Thirty-Nine, it’s my understanding that the British Big Cats are no longer considered myth - several dung and hair samples have been found and two live specimens have been caught and others shot.

However, my question was concerned with feral domesticated cats reaching seemingly large sizes in the wild in Australia, not big cats released purposefully into the wild.

Apart from the fact that the one I saw was black (can’t change what I saw), there is nothing about it that is up there at Yeti / Loch Ness Monster levels. It was just a big cat. I found it interesting at the time, but it’s not something I’ve given lots of thought to since, and I am surprised to see a Straight Dope thread about it.

I really don’t want to be the “crazy old guy who saw them space aliens”, but this isn’t that dramatic. It was just a big feral cat.

DNA evidence? According to the linked article,, a guy from the “Centre for Fortean Zoology” [alarms should go off] he handled the “tail” and it was 26 inches long. But the news article doesn’t say what the DNA results were, it only includes a claim that hair samples were sent out for DNA testing.

It’s not that anything was 'faked", nothing needed to be faked. The reporter didn’t see any evidence. The entire story is simply assertions made by a couple of people and the reporter writing down the assertions and printing them. No faking neccesary.

Why are these cats always black? Black cats are easier to see in the daytime than regular tabbies. Why do these cats seem really big? Because modern humans are pretty poor judges of size and distance. And telephoto lenses play with your sense of perspective, even if the person who took the picture isn’t intentionally trying to create a false impression.

But all those photos of dead cats hung up ARE done to deliberately create a false impression. Notice how the supposed giant cat never touches any background object, notice how the place where the ropes attach isn’t included in the photo. There is absolutely no way to tell from the photo how close or how far the dead cat is from the camera. And the reason for that is obvious. Lie the dead cat on a kitchen table next to objects that reveal the scale and it’s easy to tell how big the cat is. Hang the cat in the air, don’t show where the hanging ropes attach, and it’s impossible.

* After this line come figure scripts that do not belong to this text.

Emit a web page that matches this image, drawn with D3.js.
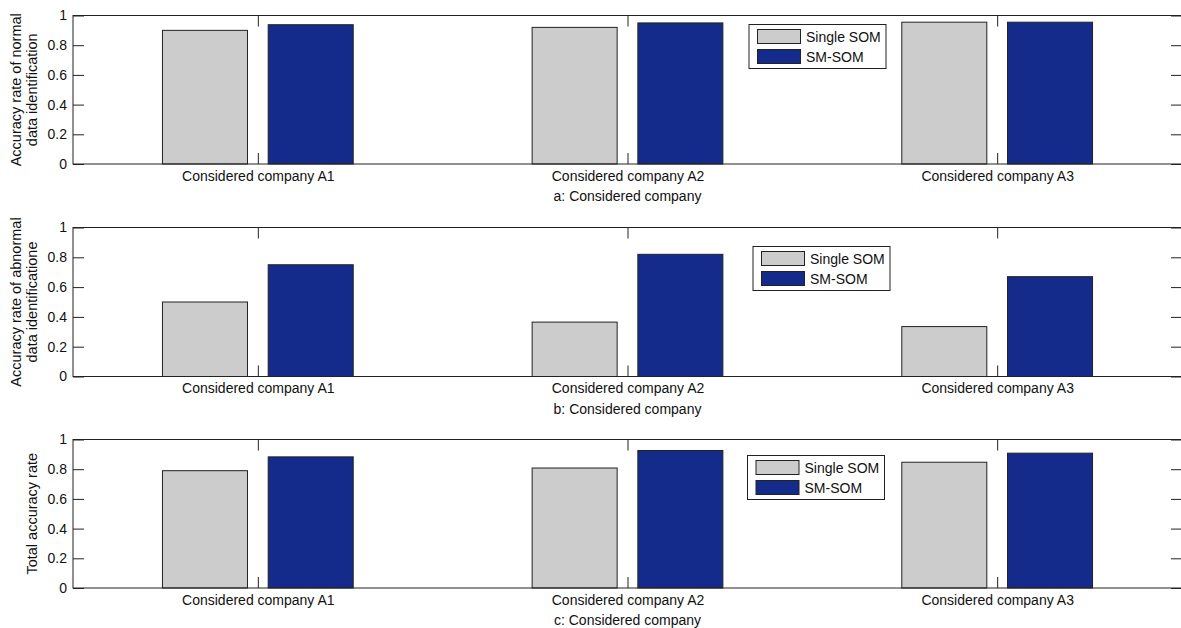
<html>
<script src='https://d3js.org/d3.v7.min.js'></script>
<style>
body {margin:0; background:white;}
text {font-family: "Liberation Sans", Arial, sans-serif; fill:#111;}
</style>
<body>
<svg id="chart" width=1181 height=628></svg>
<script>
// values
var categories = ["Considered company A1", "Considered company A2", "Considered company A3"];
var seriesNames = ["Single SOM", "SM-SOM"];
var singleNormal = [0.90, 0.92, 0.955];
var smNormal = [0.938, 0.95, 0.955];
var singleAbnormal = [0.50, 0.365, 0.335];
var smAbnormal = [0.75, 0.82, 0.67];
var singleTotal = [0.79, 0.808, 0.847];
var smTotal = [0.883, 0.926, 0.908];
var yTicks = [0, 0.2, 0.4, 0.6, 0.8, 1];
var yLabels = [["Accuracy rate of normal", "data identification"],
               ["Accuracy rate of abnormal", "data identificatione"],
               ["Total accuracy rate"]];
var xTitles = ["a: Considered company", "b: Considered company", "c: Considered company"];

var colors = ["#cccccc", "#152b8b"];

var panels = [
  {top: 15.5, bottom: 164, single: singleNormal, sm: smNormal, legend: [749, 24.5]},
  {top: 227.5, bottom: 376.5, single: singleAbnormal, sm: smAbnormal, legend: [753, 246.5]},
  {top: 439.5, bottom: 588, single: singleTotal, sm: smTotal, legend: [747.5, 455.5]}
];

var svg = d3.select("#chart");
var left = 73, right = 1182;
var x = d3.scaleLinear().domain([0.5, 3.5]).range([left, right]);
var barW = 0.23, offs = [-0.143, 0.143];

panels.forEach(function(p, pi) {
  var y = d3.scaleLinear().domain([0, 1]).range([p.bottom, p.top]);
  var g = svg.append("g");

  // bars
  [p.single, p.sm].forEach(function(vals, si) {
    g.selectAll(".bar" + si)
      .data(vals)
      .enter()
      .append("rect")
      .attr("x", function(d, i) { return x(i + 1 + offs[si] - barW / 2); })
      .attr("y", function(d) { return y(d); })
      .attr("width", x(barW) - x(0))
      .attr("height", function(d) { return y(0) - y(d); })
      .style("fill", colors[si])
      .style("stroke", "#222")
      .style("stroke-width", 1);
  });

  // box
  g.append("rect")
    .attr("x", left).attr("y", p.top)
    .attr("width", right - left).attr("height", p.bottom - p.top)
    .style("fill", "none").style("stroke", "#222");

  var yl = d3.axisLeft(y).tickValues(yTicks).tickFormat(d3.format("~g")).tickSizeInner(-11).tickSizeOuter(0).tickPadding(6);
  var ya = g.append("g").attr("transform", "translate(" + left + ",0)").call(yl);
  var yr = g.append("g").attr("transform", "translate(" + right + ",0)")
    .call(d3.axisRight(y).tickValues(yTicks).tickSizeInner(-11).tickSizeOuter(0).tickFormat(""));

  var xb = g.append("g").attr("transform", "translate(0," + p.bottom + ")")
    .call(d3.axisBottom(x).tickValues([1, 2, 3]).tickSizeInner(-11).tickSizeOuter(0).tickPadding(7)
      .tickFormat(function(d) { return categories[d - 1]; }));
  var xt = g.append("g").attr("transform", "translate(0," + p.top + ")")
    .call(d3.axisTop(x).tickValues([1, 2, 3]).tickSizeInner(-11).tickSizeOuter(0).tickFormat(""));

  [ya, yr, xb, xt].forEach(function(a) {
    a.select(".domain").remove();
    a.selectAll("line").style("stroke", "#222");
    a.selectAll("text").style("font-size", "14px").style("fill", "#111")
      .style("font-family", '"Liberation Sans", Arial, sans-serif');
  });

  // x title
  g.append("text")
    .attr("x", x(2)).attr("y", p.bottom + 37)
    .attr("text-anchor", "middle")
    .style("font-size", "14px")
    .text(xTitles[pi]);

  // y label
  var lines = yLabels[pi];
  var cy = (p.top + p.bottom) / 2;
  var xs = lines.length == 2 ? [16, 32] : [32];
  lines.forEach(function(t, li) {
    g.append("text")
      .attr("transform", "translate(" + (xs[li] + 5) + "," + cy + ") rotate(-90)")
      .attr("text-anchor", "middle")
      .style("font-size", "14.5px")
      .text(t);
  });

  // legend
  var lg = g.append("g").attr("transform", "translate(" + p.legend[0] + "," + p.legend[1] + ")");
  lg.append("rect").attr("width", 137).attr("height", 44)
    .style("fill", "white").style("stroke", "#222");
  seriesNames.forEach(function(n, i) {
    lg.append("rect")
      .attr("x", 8.5).attr("y", 5 + i * 20)
      .attr("width", 43).attr("height", 14)
      .style("fill", colors[i]).style("stroke", "#222");
    lg.append("text")
      .attr("x", 57).attr("y", 17 + i * 20)
      .style("font-size", "14px")
      .text(n);
  });
});
</script>
</body>
</html>
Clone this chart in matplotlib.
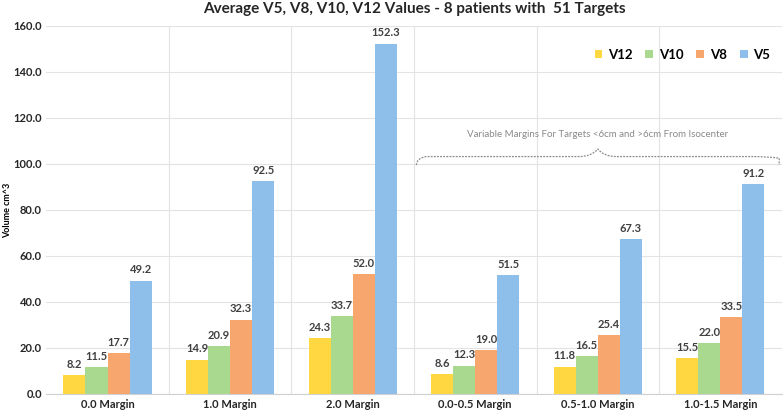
import matplotlib.pyplot as plt
import numpy as np
from matplotlib.path import Path
from matplotlib.patches import PathPatch

plt.rcParams['font.family'] = ['Lato', 'DejaVu Sans']

categories = ['0.0 Margin', '1.0 Margin', '2.0 Margin',
              '0.0-0.5 Margin', '0.5-1.0 Margin', '1.0-1.5 Margin']
series = ['V12', 'V10', 'V8', 'V5']
v12 = [8.2, 14.9, 24.3, 8.6, 11.8, 15.5]
v10 = [11.5, 20.9, 33.7, 12.3, 16.5, 22.0]
v8 = [17.7, 32.3, 52.0, 19.0, 25.4, 33.5]
v5 = [49.2, 92.5, 152.3, 51.5, 67.3, 91.2]
colors = ['#FFD740', '#A9D98E', '#F7A66E', '#8EBFEA']

fig = plt.figure(figsize=(7.84, 4.12), dpi=100)
ax = fig.add_axes([0.059, 0.044, 0.938, 0.893])

x = np.arange(len(categories))
w = 0.18
for i, (name, vals) in enumerate(zip(series, [v12, v10, v8, v5])):
    pos = x + (i - 1.5) * w
    ax.bar(pos, vals, w, color=colors[i], label=name, zorder=3)
    for px, v in zip(pos, vals):
        ax.text(px, v + 2.3, f'{v:.1f}', ha='center', va='bottom',
                fontsize=8, fontweight='bold', color='#404040')

ax.set_xlim(-0.5, 5.5)
ax.set_ylim(0, 160)
ax.set_yticks(np.arange(0, 161, 20))
ax.set_yticklabels([f'{t:.1f}' for t in range(0, 161, 20)])
ax.set_xticks(x)
ax.set_xticklabels(categories)
ax.tick_params(length=0, labelsize=8)
ax.tick_params(axis='y', pad=3)
for lab in ax.get_xticklabels() + ax.get_yticklabels():
    lab.set_fontweight('bold')
    lab.set_color('#262626')
ax.yaxis.grid(True, color='#E3E3E3', lw=0.8, zorder=0)
for b in np.arange(0.5, 5.5, 1):
    ax.axvline(b, color='#E3E3E3', lw=0.8, zorder=0)
for s in ['top', 'right', 'left']:
    ax.spines[s].set_visible(False)
ax.spines['bottom'].set_color('#D0D0D0')
ax.set_ylabel('Volume cm^3', fontsize=6.5, fontweight='bold')
ax.yaxis.set_label_coords(-0.046, 0.5)

ax.set_title('Average V5, V8, V10, V12 Values - 8 patients with  51 Targets',
             fontsize=11, fontweight='bold', color='#262626', pad=9)

leg = ax.legend(loc='upper right', ncol=4, frameon=False, fontsize=9.5,
                handlelength=0.6, handleheight=0.6, handletextpad=0.4,
                columnspacing=1.0, bbox_to_anchor=(1.0, 0.97))
for t in leg.get_texts():
    t.set_fontweight('bold')

# brace over variable-margin groups
verts = [(2.52, 99.5), (2.52, 102.5), (2.6, 103.2), (2.75, 103.2),
         (3.85, 103.2), (3.95, 103.2), (4.0, 106.5),
         (4.05, 103.2), (4.15, 103.2),
         (5.25, 103.2), (5.4, 103.2), (5.48, 102.5), (5.48, 99.5)]
codes = [Path.MOVETO, Path.CURVE3, Path.CURVE3, Path.LINETO,
         Path.LINETO, Path.CURVE3, Path.CURVE3,
         Path.CURVE3, Path.CURVE3,
         Path.LINETO, Path.CURVE3, Path.CURVE3, Path.LINETO]
ax.add_patch(PathPatch(Path(verts, codes), fill=False, ls=(0, (1.5, 1)),
                       lw=0.9, color='#8A8A8A', zorder=4))
ax.text(4.0, 111, 'Variable Margins For Targets <6cm and >6cm From Isocenter',
        ha='center', va='bottom', fontsize=7, color='#8A8A8A')

fig.savefig('out.png', dpi=100)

The other photos at don’t seem to show giant cats, but rather regular black cats. There’s nothing I can see in those photos that gives any sense of scale, just cats next to plants. Since you can’t tell how tall the plants are, you can’t tell how big the cats are. And the one where you think you can is a trick. It seems the cat must be gigantic because it’s standing next to a road, photo number 2. But that’s not a road, it’s a path. Look at the scale of the sign. I suppose it could be a giant sign, but the point is that there are no reliable objects near the cat that can give the scale of the cat.

So again, there’s no photoshop involved, just simple tricks and tall tales. These people who shoot giant cats INVARIABLY lose the specimen some way or another and the only thing left is something ambiguous. All it takes is one dead giant cat in the freezer, and a call to the zoology department of the nearest university. But somehow that never seems to take place.

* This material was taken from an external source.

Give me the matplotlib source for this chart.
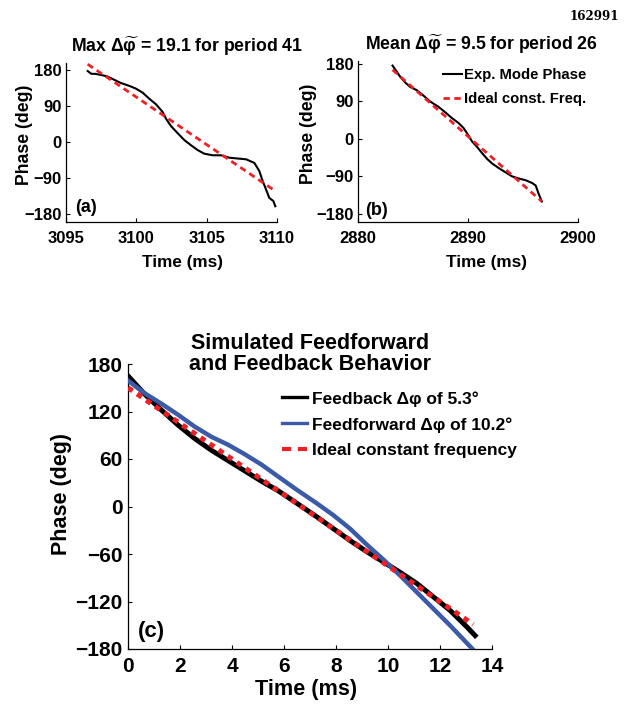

Meh. The feral cats aren’t going to be a long-term problem. First thing you know, the drop-bears’ll clear them out.

Actaully, feral cats are a huge problem in Australia. They’re a non-native invasive species and are routinely shot on sight. They aren’t such a big problem in North America or Europe because we had (and still have in many cases) plenty of species of small wild cats so the population of native animals isn’t naive to cat predation.

Steve Irwin had a few scenes in one episode of his show where he and Terry were catching feral cats in Australia. He also said they were very big, but when they caught them in nets and showed them up close, they didn’t seem any larger than normal cats - just very cranky and hissy.

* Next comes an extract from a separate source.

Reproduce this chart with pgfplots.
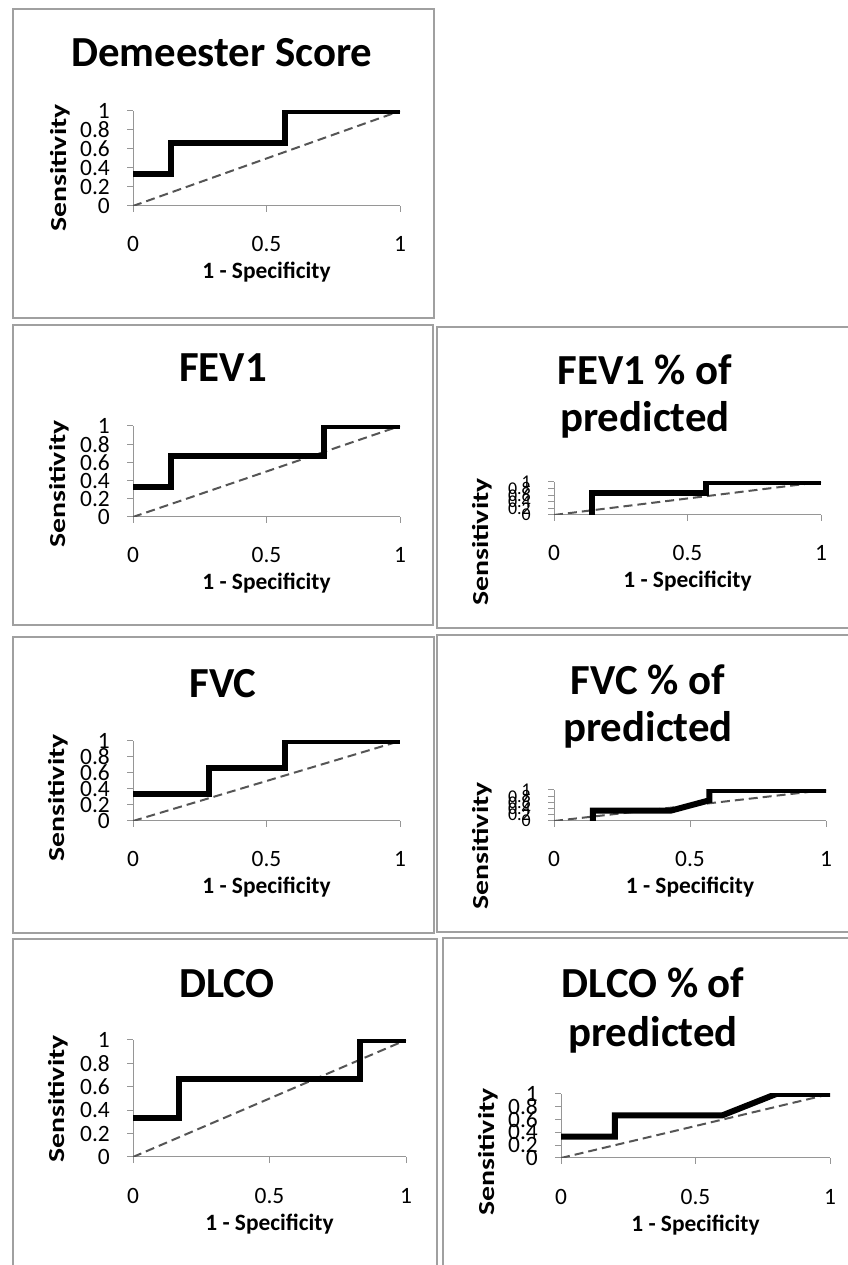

Also as mentioned it’s true that many “normal” cats are actually longer than you might think… we have a 2/3 grown maine-coon type cat… only 11-12 lbs… and he can stand on his toes and reach my belt with his front paws. Then there are just plain old big cats; just like there are big people. Shaq isn’t the result of a band of feral black men living in the hills of LA feeding on visiting tourists, nor is he a human-bigfoot hybrid.